Your task: Retype only what runs from the beginning of the data through the line with "(submit) at (363,318.5)"; please omit the pictures and keep every line exact.

-- Start Data provided --

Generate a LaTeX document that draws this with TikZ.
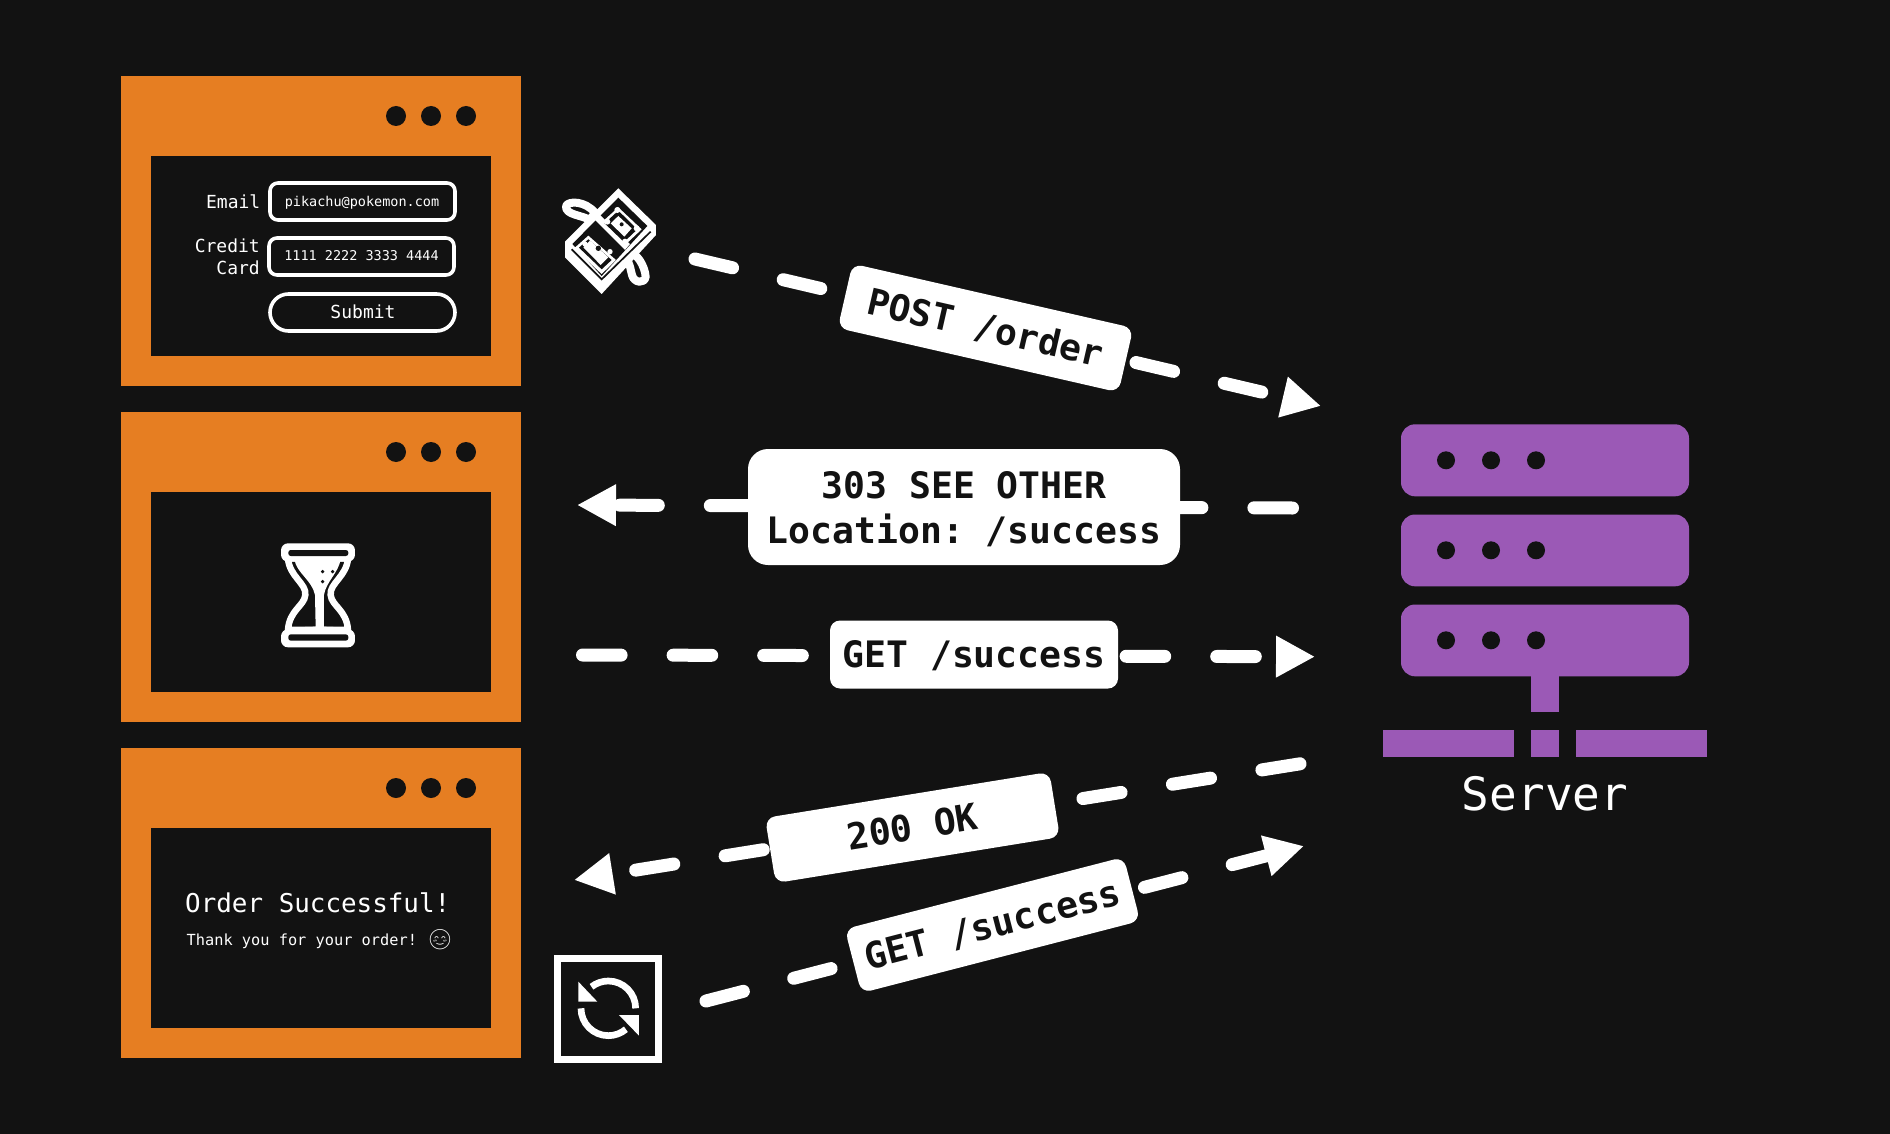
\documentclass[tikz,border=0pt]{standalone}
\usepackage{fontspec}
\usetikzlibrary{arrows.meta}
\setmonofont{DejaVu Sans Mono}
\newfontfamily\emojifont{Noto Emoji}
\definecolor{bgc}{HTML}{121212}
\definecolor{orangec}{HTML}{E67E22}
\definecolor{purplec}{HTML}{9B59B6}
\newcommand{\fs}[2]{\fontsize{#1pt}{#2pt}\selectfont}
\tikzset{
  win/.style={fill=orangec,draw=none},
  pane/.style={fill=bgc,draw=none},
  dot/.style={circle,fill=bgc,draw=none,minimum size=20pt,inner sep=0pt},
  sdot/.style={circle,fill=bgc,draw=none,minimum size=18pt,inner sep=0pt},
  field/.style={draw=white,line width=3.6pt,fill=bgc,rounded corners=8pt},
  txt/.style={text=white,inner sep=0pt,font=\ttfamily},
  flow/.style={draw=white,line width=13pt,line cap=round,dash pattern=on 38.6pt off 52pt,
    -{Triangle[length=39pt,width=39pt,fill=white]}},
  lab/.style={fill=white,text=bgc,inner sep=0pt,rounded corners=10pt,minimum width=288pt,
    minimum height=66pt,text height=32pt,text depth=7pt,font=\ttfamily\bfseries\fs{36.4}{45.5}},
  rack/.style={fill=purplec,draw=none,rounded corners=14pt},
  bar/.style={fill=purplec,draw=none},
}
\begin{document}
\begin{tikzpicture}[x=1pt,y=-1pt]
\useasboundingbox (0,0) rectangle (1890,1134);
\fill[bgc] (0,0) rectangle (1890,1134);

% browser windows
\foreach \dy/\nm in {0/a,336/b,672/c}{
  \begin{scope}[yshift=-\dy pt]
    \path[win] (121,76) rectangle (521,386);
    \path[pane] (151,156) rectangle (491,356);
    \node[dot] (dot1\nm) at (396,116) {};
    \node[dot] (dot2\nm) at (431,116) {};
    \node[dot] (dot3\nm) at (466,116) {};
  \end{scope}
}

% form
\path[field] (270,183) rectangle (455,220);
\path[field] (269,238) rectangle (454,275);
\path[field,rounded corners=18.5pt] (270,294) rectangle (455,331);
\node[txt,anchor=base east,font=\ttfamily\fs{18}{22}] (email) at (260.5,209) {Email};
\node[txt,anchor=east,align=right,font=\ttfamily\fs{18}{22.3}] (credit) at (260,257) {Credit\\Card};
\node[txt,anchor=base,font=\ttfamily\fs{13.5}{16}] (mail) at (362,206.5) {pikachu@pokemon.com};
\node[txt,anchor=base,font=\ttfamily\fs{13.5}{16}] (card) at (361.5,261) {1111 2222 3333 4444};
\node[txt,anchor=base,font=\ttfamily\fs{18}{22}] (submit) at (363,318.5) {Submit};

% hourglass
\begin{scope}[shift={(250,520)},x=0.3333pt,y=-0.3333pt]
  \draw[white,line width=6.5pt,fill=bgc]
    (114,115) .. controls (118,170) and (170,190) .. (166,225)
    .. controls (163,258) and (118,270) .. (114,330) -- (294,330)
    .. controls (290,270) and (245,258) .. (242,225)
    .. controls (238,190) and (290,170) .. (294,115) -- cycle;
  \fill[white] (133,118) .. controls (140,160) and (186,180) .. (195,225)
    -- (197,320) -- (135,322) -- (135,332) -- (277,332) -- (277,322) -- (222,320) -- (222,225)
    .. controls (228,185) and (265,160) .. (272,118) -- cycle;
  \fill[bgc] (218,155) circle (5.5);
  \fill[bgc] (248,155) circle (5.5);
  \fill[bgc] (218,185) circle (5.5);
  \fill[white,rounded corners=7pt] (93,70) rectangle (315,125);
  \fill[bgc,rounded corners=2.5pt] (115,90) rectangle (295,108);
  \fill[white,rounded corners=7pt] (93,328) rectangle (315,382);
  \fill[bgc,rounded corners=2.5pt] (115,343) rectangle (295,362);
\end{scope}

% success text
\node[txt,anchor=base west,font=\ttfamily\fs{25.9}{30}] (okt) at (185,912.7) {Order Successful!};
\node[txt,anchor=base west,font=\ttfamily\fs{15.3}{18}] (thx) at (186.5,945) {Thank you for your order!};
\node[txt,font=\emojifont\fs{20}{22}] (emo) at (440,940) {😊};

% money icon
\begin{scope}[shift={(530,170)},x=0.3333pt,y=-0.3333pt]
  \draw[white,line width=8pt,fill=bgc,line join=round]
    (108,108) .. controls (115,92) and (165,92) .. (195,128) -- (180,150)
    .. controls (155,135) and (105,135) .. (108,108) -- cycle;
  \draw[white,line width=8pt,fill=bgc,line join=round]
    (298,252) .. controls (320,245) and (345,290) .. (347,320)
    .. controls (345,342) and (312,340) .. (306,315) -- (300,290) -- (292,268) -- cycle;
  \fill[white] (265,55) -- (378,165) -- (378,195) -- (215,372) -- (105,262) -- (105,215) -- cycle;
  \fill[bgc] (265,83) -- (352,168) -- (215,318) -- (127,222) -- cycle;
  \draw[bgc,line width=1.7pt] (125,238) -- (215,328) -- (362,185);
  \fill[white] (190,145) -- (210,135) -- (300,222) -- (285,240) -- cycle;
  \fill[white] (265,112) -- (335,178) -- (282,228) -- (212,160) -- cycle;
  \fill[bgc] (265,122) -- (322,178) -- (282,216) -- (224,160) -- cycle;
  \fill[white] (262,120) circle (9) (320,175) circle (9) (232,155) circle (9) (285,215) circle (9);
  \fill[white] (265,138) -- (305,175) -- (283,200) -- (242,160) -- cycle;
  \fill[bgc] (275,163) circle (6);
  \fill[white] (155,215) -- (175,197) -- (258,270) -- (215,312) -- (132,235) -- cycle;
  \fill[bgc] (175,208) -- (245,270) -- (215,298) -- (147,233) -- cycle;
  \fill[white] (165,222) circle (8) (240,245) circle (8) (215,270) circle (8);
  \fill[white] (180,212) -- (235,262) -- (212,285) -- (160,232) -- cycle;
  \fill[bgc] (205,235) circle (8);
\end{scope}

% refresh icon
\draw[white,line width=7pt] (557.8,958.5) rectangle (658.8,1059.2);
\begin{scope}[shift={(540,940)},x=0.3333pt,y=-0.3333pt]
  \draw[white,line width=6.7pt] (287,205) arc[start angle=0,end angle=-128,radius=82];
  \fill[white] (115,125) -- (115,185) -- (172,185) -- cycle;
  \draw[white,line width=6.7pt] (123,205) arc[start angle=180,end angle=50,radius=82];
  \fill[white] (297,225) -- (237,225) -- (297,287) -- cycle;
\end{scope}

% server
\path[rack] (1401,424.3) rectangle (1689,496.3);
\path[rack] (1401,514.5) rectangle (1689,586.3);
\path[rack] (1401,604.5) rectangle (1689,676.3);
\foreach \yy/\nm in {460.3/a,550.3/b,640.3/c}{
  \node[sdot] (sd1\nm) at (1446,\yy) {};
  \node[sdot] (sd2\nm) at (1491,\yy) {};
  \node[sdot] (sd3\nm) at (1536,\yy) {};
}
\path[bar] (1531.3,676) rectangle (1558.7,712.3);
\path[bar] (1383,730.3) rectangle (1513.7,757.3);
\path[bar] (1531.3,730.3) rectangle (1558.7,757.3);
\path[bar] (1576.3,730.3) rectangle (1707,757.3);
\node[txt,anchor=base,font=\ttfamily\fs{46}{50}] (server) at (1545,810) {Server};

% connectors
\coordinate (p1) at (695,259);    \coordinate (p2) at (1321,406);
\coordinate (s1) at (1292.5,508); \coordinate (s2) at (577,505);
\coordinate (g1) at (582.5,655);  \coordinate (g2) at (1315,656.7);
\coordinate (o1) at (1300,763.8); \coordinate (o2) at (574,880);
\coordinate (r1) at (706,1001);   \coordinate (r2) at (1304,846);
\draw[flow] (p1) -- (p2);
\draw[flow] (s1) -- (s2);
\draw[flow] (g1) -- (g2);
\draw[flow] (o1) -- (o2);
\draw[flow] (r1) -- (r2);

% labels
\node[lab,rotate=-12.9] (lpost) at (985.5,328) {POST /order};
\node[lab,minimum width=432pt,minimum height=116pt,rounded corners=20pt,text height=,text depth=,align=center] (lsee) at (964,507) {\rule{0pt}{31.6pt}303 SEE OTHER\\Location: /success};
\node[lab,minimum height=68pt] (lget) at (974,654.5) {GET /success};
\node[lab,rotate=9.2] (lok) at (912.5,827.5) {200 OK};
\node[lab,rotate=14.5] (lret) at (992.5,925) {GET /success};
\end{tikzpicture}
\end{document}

-- End Data provided --

Solution for this problem:
Generate a LaTeX document that draws this with TikZ.
\documentclass[tikz,border=0pt]{standalone}
\usepackage{fontspec}
\usetikzlibrary{arrows.meta}
\setmonofont{DejaVu Sans Mono}
\newfontfamily\emojifont{Noto Emoji}
\definecolor{bgc}{HTML}{121212}
\definecolor{orangec}{HTML}{E67E22}
\definecolor{purplec}{HTML}{9B59B6}
\newcommand{\fs}[2]{\fontsize{#1pt}{#2pt}\selectfont}
\tikzset{
  win/.style={fill=orangec,draw=none},
  pane/.style={fill=bgc,draw=none},
  dot/.style={circle,fill=bgc,draw=none,minimum size=20pt,inner sep=0pt},
  sdot/.style={circle,fill=bgc,draw=none,minimum size=18pt,inner sep=0pt},
  field/.style={draw=white,line width=3.6pt,fill=bgc,rounded corners=8pt},
  txt/.style={text=white,inner sep=0pt,font=\ttfamily},
  flow/.style={draw=white,line width=13pt,line cap=round,dash pattern=on 38.6pt off 52pt,
    -{Triangle[length=39pt,width=39pt,fill=white]}},
  lab/.style={fill=white,text=bgc,inner sep=0pt,rounded corners=10pt,minimum width=288pt,
    minimum height=66pt,text height=32pt,text depth=7pt,font=\ttfamily\bfseries\fs{36.4}{45.5}},
  rack/.style={fill=purplec,draw=none,rounded corners=14pt},
  bar/.style={fill=purplec,draw=none},
}
\begin{document}
\begin{tikzpicture}[x=1pt,y=-1pt]
\useasboundingbox (0,0) rectangle (1890,1134);
\fill[bgc] (0,0) rectangle (1890,1134);

% browser windows
\foreach \dy/\nm in {0/a,336/b,672/c}{
  \begin{scope}[yshift=-\dy pt]
    \path[win] (121,76) rectangle (521,386);
    \path[pane] (151,156) rectangle (491,356);
    \node[dot] (dot1\nm) at (396,116) {};
    \node[dot] (dot2\nm) at (431,116) {};
    \node[dot] (dot3\nm) at (466,116) {};
  \end{scope}
}

% form
\path[field] (270,183) rectangle (455,220);
\path[field] (269,238) rectangle (454,275);
\path[field,rounded corners=18.5pt] (270,294) rectangle (455,331);
\node[txt,anchor=base east,font=\ttfamily\fs{18}{22}] (email) at (260.5,209) {Email};
\node[txt,anchor=east,align=right,font=\ttfamily\fs{18}{22.3}] (credit) at (260,257) {Credit\\Card};
\node[txt,anchor=base,font=\ttfamily\fs{13.5}{16}] (mail) at (362,206.5) {pikachu@pokemon.com};
\node[txt,anchor=base,font=\ttfamily\fs{13.5}{16}] (card) at (361.5,261) {1111 2222 3333 4444};
\node[txt,anchor=base,font=\ttfamily\fs{18}{22}] (submit) at (363,318.5) {Submit};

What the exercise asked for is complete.